Però finora "Costruire Comunità" non ha affrontato quello che secondo noi è il nodo vero: come orientare la politica economica.

E qui ritorniamo alla società trentina, che in questi anni, anche sul fronte economico-sociale, ha conseguito risultati interessanti: pensiamo alla concertazione a tre (sindacati, imprese, istituzioni), all’individuazione attraverso i Patti dello Sviluppo di un percorso di modernizzazione dell’economia locale. Anche qui, in massima parte solo teoria: alla prova dei fatti i Patti territoriali sono stati quasi tutti strumenti lobbistici per far passare operazioni dirompenti e assistite.

E allora veniamo, dopo le ridotte dimensioni, al secondo punto di debolezza del Trentino: il suo basarsi, in tanti settori, su un’imprenditoria adusa a un assistenzialismo economico ormai condannato dalle regole europee, dalla competizione globale, dalla contrazione delle risorse pubbliche.

Quanto ampi sono questi settori? Non sappiamo. Di sicuro pesano, proprio per la loro connaturata contiguità con il potere politico. Non è un caso che, al di là dei generici bla bla su "competitività" e "gusto del rischio" negli anniversari confindustriali, il mondo imprenditoriale organizzato sia omertoso; di più, si senta rappresentante anche della propria parte assistita.

Un esempio? Il mancato dibattito sulle privatizzazioni.
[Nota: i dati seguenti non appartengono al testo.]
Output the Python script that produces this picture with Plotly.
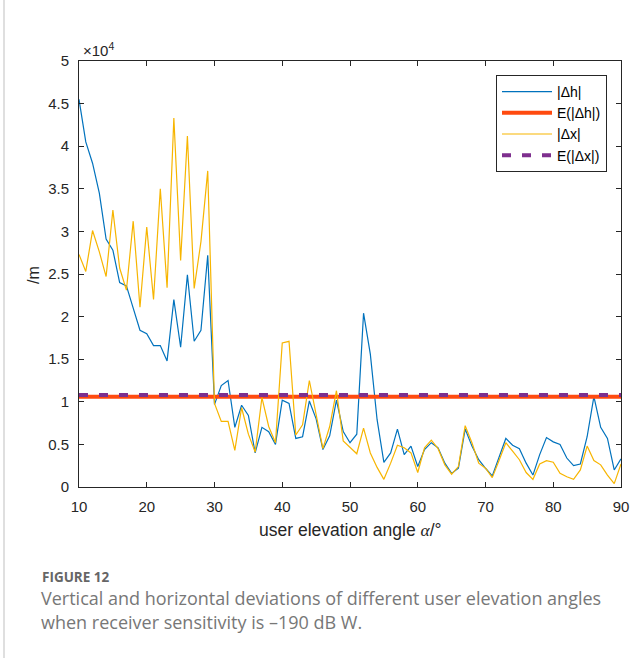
import plotly.graph_objects as go

# ---------------- data (values in units of 1e4 m) ----------------
angles = list(range(10, 91))

dh = [4.55, 4.05, 3.80, 3.45, 2.91, 2.78, 2.40, 2.36, 2.10, 1.84,
      1.80, 1.66, 1.66, 1.48, 2.20, 1.64, 2.49, 1.71, 1.84, 2.72,
      0.97, 1.19, 1.25, 0.70, 0.96, 0.84, 0.40, 0.70, 0.65, 0.50,
      1.02, 0.98, 0.57, 0.59, 1.01, 0.80, 0.44, 0.60, 1.02, 0.65,
      0.52, 0.62, 2.04, 1.56, 0.79, 0.29, 0.40, 0.68, 0.38, 0.48,
      0.24, 0.44, 0.52, 0.46, 0.28, 0.16, 0.22, 0.68, 0.48, 0.32,
      0.22, 0.13, 0.35, 0.57, 0.49, 0.45, 0.28, 0.14, 0.38, 0.58,
      0.53, 0.50, 0.34, 0.25, 0.27, 0.59, 1.06, 0.70, 0.57, 0.20,
      0.33]

dx = [2.73, 2.53, 3.01, 2.76, 2.47, 3.25, 2.57, 2.31, 3.12, 2.11,
      3.05, 2.20, 3.50, 2.34, 4.33, 2.66, 4.12, 2.33, 2.88, 3.71,
      0.98, 0.77, 0.77, 0.43, 0.93, 0.62, 0.41, 1.05, 0.71, 0.52,
      1.69, 1.71, 0.61, 0.73, 1.25, 0.87, 0.45, 0.71, 1.13, 0.54,
      0.47, 0.39, 0.69, 0.40, 0.23, 0.09, 0.28, 0.49, 0.46, 0.40,
      0.17, 0.46, 0.55, 0.45, 0.26, 0.15, 0.24, 0.72, 0.52, 0.28,
      0.22, 0.11, 0.31, 0.52, 0.42, 0.32, 0.17, 0.09, 0.27, 0.31,
      0.29, 0.16, 0.12, 0.09, 0.20, 0.48, 0.31, 0.26, 0.14, 0.04,
      0.27]

mean_dh = 1.06
mean_dx = 1.08

x_ticks = [10, 20, 30, 40, 50, 60, 70, 80, 90]
y_ticks = [0, 0.5, 1, 1.5, 2, 2.5, 3, 3.5, 4, 4.5, 5]
y_tick_text = ["0", "0.5", "1", "1.5", "2", "2.5", "3", "3.5", "4", "4.5", "5"]

names = ["|\u0394h|", "E(|\u0394h|)", "|\u0394x|", "E(|\u0394x|)"]

# ---------------- figure ----------------
W, H = 641, 658
L, R, T, B = 79, 20, 61, 171
PW, PH = W - L - R, H - T - B


def px(x):
    return (x - L) / PW


def py(y):
    return (H - B - y) / PH


fig = go.Figure()
fig.add_trace(go.Scatter(x=angles, y=dh, mode="lines", name=names[0],
                         line=dict(color="#0072BD", width=1.2)))
fig.add_trace(go.Scatter(x=[angles[0], angles[-1]], y=[mean_dh, mean_dh], mode="lines",
                         name=names[1], line=dict(color="#FF4A0F", width=4)))
fig.add_trace(go.Scatter(x=angles, y=dx, mode="lines", name=names[2],
                         line=dict(color="#F7B500", width=1.2)))
fig.add_trace(go.Scatter(x=[angles[0], angles[-1]], y=[mean_dx, mean_dx], mode="lines",
                         name=names[3], line=dict(color="#7E2F8E", width=4, dash="9px,11px")))

axis_font = dict(family="Liberation Sans, Arial, sans-serif", size=15, color="#262626")

fig.update_layout(
    width=W, height=H,
    margin=dict(l=L, r=R, t=T, b=B),
    paper_bgcolor="white", plot_bgcolor="white",
    showlegend=True,
    legend=dict(x=px(607), y=py(75), xanchor="right", yanchor="top",
                bgcolor="white", bordercolor="#262626", borderwidth=1,
                font=dict(family="Liberation Sans, Arial, sans-serif", size=14, color="#000"),
                tracegroupgap=0, itemwidth=50),
    xaxis=dict(range=[10, 90], tickvals=x_ticks, ticktext=[str(v) for v in x_ticks],
               showgrid=False, zeroline=False, showline=True, linecolor="#262626",
               linewidth=1, mirror="ticks", ticks="inside", ticklen=5,
               tickcolor="#262626", tickfont=axis_font, ticklabelstandoff=6),
    yaxis=dict(range=[0, 5], tickvals=y_ticks, ticktext=y_tick_text,
               showgrid=False, zeroline=False, showline=True, linecolor="#262626",
               linewidth=1, mirror="ticks", ticks="inside", ticklen=5,
               tickcolor="#262626", tickfont=axis_font, ticklabelstandoff=6),
)

ann = []
ann.append(dict(x=px(81), y=py(50), xref="paper", yref="paper", xanchor="left", yanchor="middle",
                text="\u00d710<sup>4</sup>", showarrow=False,
                font=dict(family="Liberation Sans, Arial, sans-serif", size=15, color="#262626")))
ann.append(dict(x=px(33), y=py(275), xref="paper", yref="paper", xanchor="center", yanchor="middle",
                text="/m", textangle=-90, showarrow=False,
                font=dict(family="Liberation Sans, Arial, sans-serif", size=16, color="#262626")))
ann.append(dict(x=px(350), y=py(530), xref="paper", yref="paper", xanchor="center", yanchor="middle",
                text="user elevation angle <i><span style=\"font-family:'Liberation Serif',serif\">\u03b1</span></i>/\u00b0",
                showarrow=False,
                font=dict(family="Liberation Sans, Arial, sans-serif", size=17.5, color="#262626")))
ann.append(dict(x=px(40), y=py(577), xref="paper", yref="paper", xanchor="left", yanchor="middle",
                text="<b>FIGURE 12</b>", showarrow=False,
                font=dict(family="Open Sans, sans-serif", size=13.5, color="#666666")))
ann.append(dict(x=px(39), y=py(598), xref="paper", yref="paper", xanchor="left", yanchor="middle",
                text="Vertical and horizontal deviations of different user elevation angles",
                showarrow=False,
                font=dict(family="Open Sans, sans-serif", size=18, color="#777777")))
ann.append(dict(x=px(39), y=py(622), xref="paper", yref="paper", xanchor="left", yanchor="middle",
                text="when receiver sensitivity is \u2013190 dB W.",
                showarrow=False,
                font=dict(family="Open Sans, sans-serif", size=18, color="#777777")))
fig.update_layout(annotations=ann)

fig.add_shape(type="line", xref="paper", yref="paper",
              x0=px(4), x1=px(4), y0=py(0), y1=py(H), line=dict(color="#d4d4d4", width=1.5))

fig.write_html("out.html")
Il fatto che si ritenga pacifico che il Trentino debba, per mantenere autonomia e identità, violare le leggi europee sugli appalti, mantenere vecchi e nuovi impianti societari parapubblici (vedi Autostrada ed ente per l’Energia). Con un consenso generale e aprioristico sulla coincidenza Autonomia uguale carrozzone; invece di quello Autonomia uguale contesto di regole e condizioni favorevoli entro cui agiscono le imprese.

In questo quadro il piccolo Trentino può solo indebolirsi. E perdere benessere e identità.

La popolazione, magari confusamente, questo lo percepisce. Richiede progetti e cambiamento. Le si propongono nuove formule e nuove scatole: Casa dei Trentini, Unità dei Riformisti, Sinistra Conciliare, Associazione di Iniziativa Civica. Vedremo se ci sarà chi questo immenso vuoto è in grado di riempirlo.